Given instruction — Restate the full listing word for word and leave the pictures out.
── Data segment
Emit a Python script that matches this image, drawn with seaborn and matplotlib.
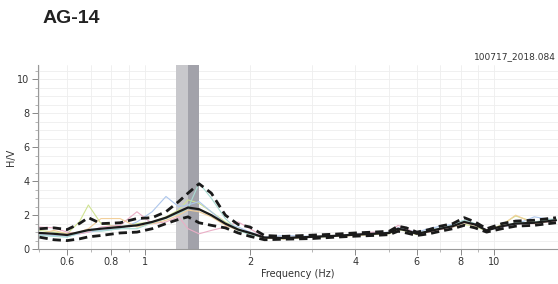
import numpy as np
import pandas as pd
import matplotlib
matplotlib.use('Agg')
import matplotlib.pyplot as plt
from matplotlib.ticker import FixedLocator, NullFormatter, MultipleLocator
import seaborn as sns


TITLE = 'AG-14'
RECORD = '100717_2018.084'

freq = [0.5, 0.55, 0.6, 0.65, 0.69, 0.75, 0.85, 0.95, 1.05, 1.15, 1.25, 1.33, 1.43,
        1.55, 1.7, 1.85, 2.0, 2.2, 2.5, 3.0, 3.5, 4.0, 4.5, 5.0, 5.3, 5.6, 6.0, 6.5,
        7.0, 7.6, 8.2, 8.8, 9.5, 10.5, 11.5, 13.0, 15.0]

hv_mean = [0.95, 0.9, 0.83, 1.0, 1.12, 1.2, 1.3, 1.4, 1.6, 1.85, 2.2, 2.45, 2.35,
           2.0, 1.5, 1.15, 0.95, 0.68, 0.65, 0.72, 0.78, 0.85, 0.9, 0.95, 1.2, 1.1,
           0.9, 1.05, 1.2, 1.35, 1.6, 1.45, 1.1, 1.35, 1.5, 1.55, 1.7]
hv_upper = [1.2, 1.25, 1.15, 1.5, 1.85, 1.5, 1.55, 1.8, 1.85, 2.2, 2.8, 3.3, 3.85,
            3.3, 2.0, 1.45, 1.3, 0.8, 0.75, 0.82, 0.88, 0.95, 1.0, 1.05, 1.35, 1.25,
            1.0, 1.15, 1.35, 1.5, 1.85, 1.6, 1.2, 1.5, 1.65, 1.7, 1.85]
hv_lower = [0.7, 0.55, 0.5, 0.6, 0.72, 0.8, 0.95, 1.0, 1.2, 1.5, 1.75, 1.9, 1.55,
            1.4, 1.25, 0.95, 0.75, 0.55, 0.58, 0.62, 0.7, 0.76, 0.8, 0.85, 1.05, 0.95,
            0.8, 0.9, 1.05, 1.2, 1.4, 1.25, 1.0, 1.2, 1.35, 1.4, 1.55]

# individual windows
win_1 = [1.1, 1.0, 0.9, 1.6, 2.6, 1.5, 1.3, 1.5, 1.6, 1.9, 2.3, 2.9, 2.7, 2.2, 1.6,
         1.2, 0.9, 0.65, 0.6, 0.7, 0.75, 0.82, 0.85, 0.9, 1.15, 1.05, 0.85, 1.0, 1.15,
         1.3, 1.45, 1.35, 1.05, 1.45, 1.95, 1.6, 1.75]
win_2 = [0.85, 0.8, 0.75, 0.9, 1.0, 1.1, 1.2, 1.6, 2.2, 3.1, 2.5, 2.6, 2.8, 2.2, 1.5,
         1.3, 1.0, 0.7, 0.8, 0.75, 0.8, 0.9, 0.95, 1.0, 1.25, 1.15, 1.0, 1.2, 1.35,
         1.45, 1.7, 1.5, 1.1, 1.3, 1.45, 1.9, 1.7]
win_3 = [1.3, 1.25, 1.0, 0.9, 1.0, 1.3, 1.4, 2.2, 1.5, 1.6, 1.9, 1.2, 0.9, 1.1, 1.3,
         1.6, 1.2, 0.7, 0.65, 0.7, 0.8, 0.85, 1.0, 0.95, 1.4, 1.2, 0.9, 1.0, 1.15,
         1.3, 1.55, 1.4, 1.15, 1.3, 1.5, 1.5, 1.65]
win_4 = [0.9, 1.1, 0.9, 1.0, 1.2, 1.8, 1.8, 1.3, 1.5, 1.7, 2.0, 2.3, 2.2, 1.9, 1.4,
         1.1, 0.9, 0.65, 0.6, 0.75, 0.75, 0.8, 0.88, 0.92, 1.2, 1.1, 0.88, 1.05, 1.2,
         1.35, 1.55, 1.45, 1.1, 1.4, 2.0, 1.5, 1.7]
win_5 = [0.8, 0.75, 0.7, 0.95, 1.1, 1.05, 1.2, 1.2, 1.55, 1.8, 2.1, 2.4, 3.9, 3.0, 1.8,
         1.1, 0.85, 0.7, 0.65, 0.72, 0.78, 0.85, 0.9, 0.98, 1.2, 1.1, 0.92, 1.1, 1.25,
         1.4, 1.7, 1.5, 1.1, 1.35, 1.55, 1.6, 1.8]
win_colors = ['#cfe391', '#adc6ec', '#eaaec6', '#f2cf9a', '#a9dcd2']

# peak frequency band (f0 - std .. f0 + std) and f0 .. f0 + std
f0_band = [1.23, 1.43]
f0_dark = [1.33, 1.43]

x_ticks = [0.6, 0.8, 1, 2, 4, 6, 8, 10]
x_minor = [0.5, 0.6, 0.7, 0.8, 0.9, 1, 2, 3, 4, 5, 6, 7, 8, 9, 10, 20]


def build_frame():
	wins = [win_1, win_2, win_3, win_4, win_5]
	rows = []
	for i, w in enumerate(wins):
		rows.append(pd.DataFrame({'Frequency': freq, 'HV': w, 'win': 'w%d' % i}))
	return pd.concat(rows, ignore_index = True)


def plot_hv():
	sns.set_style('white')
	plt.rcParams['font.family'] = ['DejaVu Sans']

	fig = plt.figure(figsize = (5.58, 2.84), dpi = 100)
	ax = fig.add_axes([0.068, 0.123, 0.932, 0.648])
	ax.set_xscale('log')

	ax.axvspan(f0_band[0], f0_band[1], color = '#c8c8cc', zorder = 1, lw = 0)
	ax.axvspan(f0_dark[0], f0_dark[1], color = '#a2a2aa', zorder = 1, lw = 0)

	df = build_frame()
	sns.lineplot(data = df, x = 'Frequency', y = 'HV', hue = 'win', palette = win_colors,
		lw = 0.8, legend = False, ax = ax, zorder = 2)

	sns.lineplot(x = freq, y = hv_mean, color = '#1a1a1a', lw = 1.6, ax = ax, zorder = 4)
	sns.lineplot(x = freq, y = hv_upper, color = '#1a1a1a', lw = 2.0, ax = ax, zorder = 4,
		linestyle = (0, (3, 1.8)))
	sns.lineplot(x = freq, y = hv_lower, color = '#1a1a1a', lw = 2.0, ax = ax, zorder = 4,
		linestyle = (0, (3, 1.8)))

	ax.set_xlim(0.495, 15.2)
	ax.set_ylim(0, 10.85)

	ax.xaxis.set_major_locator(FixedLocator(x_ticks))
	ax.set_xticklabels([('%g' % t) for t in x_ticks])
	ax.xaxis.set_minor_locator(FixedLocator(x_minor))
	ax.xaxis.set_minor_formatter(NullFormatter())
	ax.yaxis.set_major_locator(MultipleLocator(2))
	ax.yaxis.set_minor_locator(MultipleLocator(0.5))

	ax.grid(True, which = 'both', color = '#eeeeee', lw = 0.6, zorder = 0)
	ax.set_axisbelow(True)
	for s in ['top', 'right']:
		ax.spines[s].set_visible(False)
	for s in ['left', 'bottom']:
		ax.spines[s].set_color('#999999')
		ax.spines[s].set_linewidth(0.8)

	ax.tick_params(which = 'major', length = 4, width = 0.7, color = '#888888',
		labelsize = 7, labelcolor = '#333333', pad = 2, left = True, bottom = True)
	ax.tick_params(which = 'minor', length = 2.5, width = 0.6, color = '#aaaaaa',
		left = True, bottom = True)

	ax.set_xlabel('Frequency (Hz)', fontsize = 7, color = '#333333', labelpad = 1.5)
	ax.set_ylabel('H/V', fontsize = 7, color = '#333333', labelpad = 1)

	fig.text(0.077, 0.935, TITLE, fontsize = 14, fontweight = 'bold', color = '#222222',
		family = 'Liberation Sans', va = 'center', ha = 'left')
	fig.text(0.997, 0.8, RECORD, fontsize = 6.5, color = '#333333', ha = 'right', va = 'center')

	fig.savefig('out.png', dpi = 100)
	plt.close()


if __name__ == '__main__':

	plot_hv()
────
Exercise response —
Emit a Python script that matches this image, drawn with seaborn and matplotlib.
import numpy as np
import pandas as pd
import matplotlib
matplotlib.use('Agg')
import matplotlib.pyplot as plt
from matplotlib.ticker import FixedLocator, NullFormatter, MultipleLocator
import seaborn as sns


TITLE = 'AG-14'
RECORD = '100717_2018.084'

freq = [0.5, 0.55, 0.6, 0.65, 0.69, 0.75, 0.85, 0.95, 1.05, 1.15, 1.25, 1.33, 1.43,
        1.55, 1.7, 1.85, 2.0, 2.2, 2.5, 3.0, 3.5, 4.0, 4.5, 5.0, 5.3, 5.6, 6.0, 6.5,
        7.0, 7.6, 8.2, 8.8, 9.5, 10.5, 11.5, 13.0, 15.0]

hv_mean = [0.95, 0.9, 0.83, 1.0, 1.12, 1.2, 1.3, 1.4, 1.6, 1.85, 2.2, 2.45, 2.35,
           2.0, 1.5, 1.15, 0.95, 0.68, 0.65, 0.72, 0.78, 0.85, 0.9, 0.95, 1.2, 1.1,
           0.9, 1.05, 1.2, 1.35, 1.6, 1.45, 1.1, 1.35, 1.5, 1.55, 1.7]
hv_upper = [1.2, 1.25, 1.15, 1.5, 1.85, 1.5, 1.55, 1.8, 1.85, 2.2, 2.8, 3.3, 3.85,
            3.3, 2.0, 1.45, 1.3, 0.8, 0.75, 0.82, 0.88, 0.95, 1.0, 1.05, 1.35, 1.25,
            1.0, 1.15, 1.35, 1.5, 1.85, 1.6, 1.2, 1.5, 1.65, 1.7, 1.85]
hv_lower = [0.7, 0.55, 0.5, 0.6, 0.72, 0.8, 0.95, 1.0, 1.2, 1.5, 1.75, 1.9, 1.55,
            1.4, 1.25, 0.95, 0.75, 0.55, 0.58, 0.62, 0.7, 0.76, 0.8, 0.85, 1.05, 0.95,
            0.8, 0.9, 1.05, 1.2, 1.4, 1.25, 1.0, 1.2, 1.35, 1.4, 1.55]

# individual windows
win_1 = [1.1, 1.0, 0.9, 1.6, 2.6, 1.5, 1.3, 1.5, 1.6, 1.9, 2.3, 2.9, 2.7, 2.2, 1.6,
         1.2, 0.9, 0.65, 0.6, 0.7, 0.75, 0.82, 0.85, 0.9, 1.15, 1.05, 0.85, 1.0, 1.15,
         1.3, 1.45, 1.35, 1.05, 1.45, 1.95, 1.6, 1.75]
win_2 = [0.85, 0.8, 0.75, 0.9, 1.0, 1.1, 1.2, 1.6, 2.2, 3.1, 2.5, 2.6, 2.8, 2.2, 1.5,
         1.3, 1.0, 0.7, 0.8, 0.75, 0.8, 0.9, 0.95, 1.0, 1.25, 1.15, 1.0, 1.2, 1.35,
         1.45, 1.7, 1.5, 1.1, 1.3, 1.45, 1.9, 1.7]
win_3 = [1.3, 1.25, 1.0, 0.9, 1.0, 1.3, 1.4, 2.2, 1.5, 1.6, 1.9, 1.2, 0.9, 1.1, 1.3,
         1.6, 1.2, 0.7, 0.65, 0.7, 0.8, 0.85, 1.0, 0.95, 1.4, 1.2, 0.9, 1.0, 1.15,
         1.3, 1.55, 1.4, 1.15, 1.3, 1.5, 1.5, 1.65]
win_4 = [0.9, 1.1, 0.9, 1.0, 1.2, 1.8, 1.8, 1.3, 1.5, 1.7, 2.0, 2.3, 2.2, 1.9, 1.4,
         1.1, 0.9, 0.65, 0.6, 0.75, 0.75, 0.8, 0.88, 0.92, 1.2, 1.1, 0.88, 1.05, 1.2,
         1.35, 1.55, 1.45, 1.1, 1.4, 2.0, 1.5, 1.7]
win_5 = [0.8, 0.75, 0.7, 0.95, 1.1, 1.05, 1.2, 1.2, 1.55, 1.8, 2.1, 2.4, 3.9, 3.0, 1.8,
         1.1, 0.85, 0.7, 0.65, 0.72, 0.78, 0.85, 0.9, 0.98, 1.2, 1.1, 0.92, 1.1, 1.25,
         1.4, 1.7, 1.5, 1.1, 1.35, 1.55, 1.6, 1.8]
win_colors = ['#cfe391', '#adc6ec', '#eaaec6', '#f2cf9a', '#a9dcd2']

# peak frequency band (f0 - std .. f0 + std) and f0 .. f0 + std
f0_band = [1.23, 1.43]
f0_dark = [1.33, 1.43]

x_ticks = [0.6, 0.8, 1, 2, 4, 6, 8, 10]
x_minor = [0.5, 0.6, 0.7, 0.8, 0.9, 1, 2, 3, 4, 5, 6, 7, 8, 9, 10, 20]


def build_frame():
	wins = [win_1, win_2, win_3, win_4, win_5]
	rows = []
	for i, w in enumerate(wins):
		rows.append(pd.DataFrame({'Frequency': freq, 'HV': w, 'win': 'w%d' % i}))
	return pd.concat(rows, ignore_index = True)


def plot_hv():
	sns.set_style('white')
	plt.rcParams['font.family'] = ['DejaVu Sans']

	fig = plt.figure(figsize = (5.58, 2.84), dpi = 100)
	ax = fig.add_axes([0.068, 0.123, 0.932, 0.648])
	ax.set_xscale('log')

	ax.axvspan(f0_band[0], f0_band[1], color = '#c8c8cc', zorder = 1, lw = 0)
	ax.axvspan(f0_dark[0], f0_dark[1], color = '#a2a2aa', zorder = 1, lw = 0)

	df = build_frame()
	sns.lineplot(data = df, x = 'Frequency', y = 'HV', hue = 'win', palette = win_colors,
		lw = 0.8, legend = False, ax = ax, zorder = 2)

	sns.lineplot(x = freq, y = hv_mean, color = '#1a1a1a', lw = 1.6, ax = ax, zorder = 4)
	sns.lineplot(x = freq, y = hv_upper, color = '#1a1a1a', lw = 2.0, ax = ax, zorder = 4,
		linestyle = (0, (3, 1.8)))
	sns.lineplot(x = freq, y = hv_lower, color = '#1a1a1a', lw = 2.0, ax = ax, zorder = 4,
		linestyle = (0, (3, 1.8)))

	ax.set_xlim(0.495, 15.2)
	ax.set_ylim(0, 10.85)

	ax.xaxis.set_major_locator(FixedLocator(x_ticks))
	ax.set_xticklabels([('%g' % t) for t in x_ticks])
	ax.xaxis.set_minor_locator(FixedLocator(x_minor))
	ax.xaxis.set_minor_formatter(NullFormatter())
	ax.yaxis.set_major_locator(MultipleLocator(2))
	ax.yaxis.set_minor_locator(MultipleLocator(0.5))

	ax.grid(True, which = 'both', color = '#eeeeee', lw = 0.6, zorder = 0)
	ax.set_axisbelow(True)
	for s in ['top', 'right']:
		ax.spines[s].set_visible(False)
	for s in ['left', 'bottom']:
		ax.spines[s].set_color('#999999')
		ax.spines[s].set_linewidth(0.8)

	ax.tick_params(which = 'major', length = 4, width = 0.7, color = '#888888',
		labelsize = 7, labelcolor = '#333333', pad = 2, left = True, bottom = True)
	ax.tick_params(which = 'minor', length = 2.5, width = 0.6, color = '#aaaaaa',
		left = True, bottom = True)

	ax.set_xlabel('Frequency (Hz)', fontsize = 7, color = '#333333', labelpad = 1.5)
	ax.set_ylabel('H/V', fontsize = 7, color = '#333333', labelpad = 1)

	fig.text(0.077, 0.935, TITLE, fontsize = 14, fontweight = 'bold', color = '#222222',
		family = 'Liberation Sans', va = 'center', ha = 'left')
	fig.text(0.997, 0.8, RECORD, fontsize = 6.5, color = '#333333', ha = 'right', va = 'center')

	fig.savefig('out.png', dpi = 100)
	plt.close()


if __name__ == '__main__':

	plot_hv()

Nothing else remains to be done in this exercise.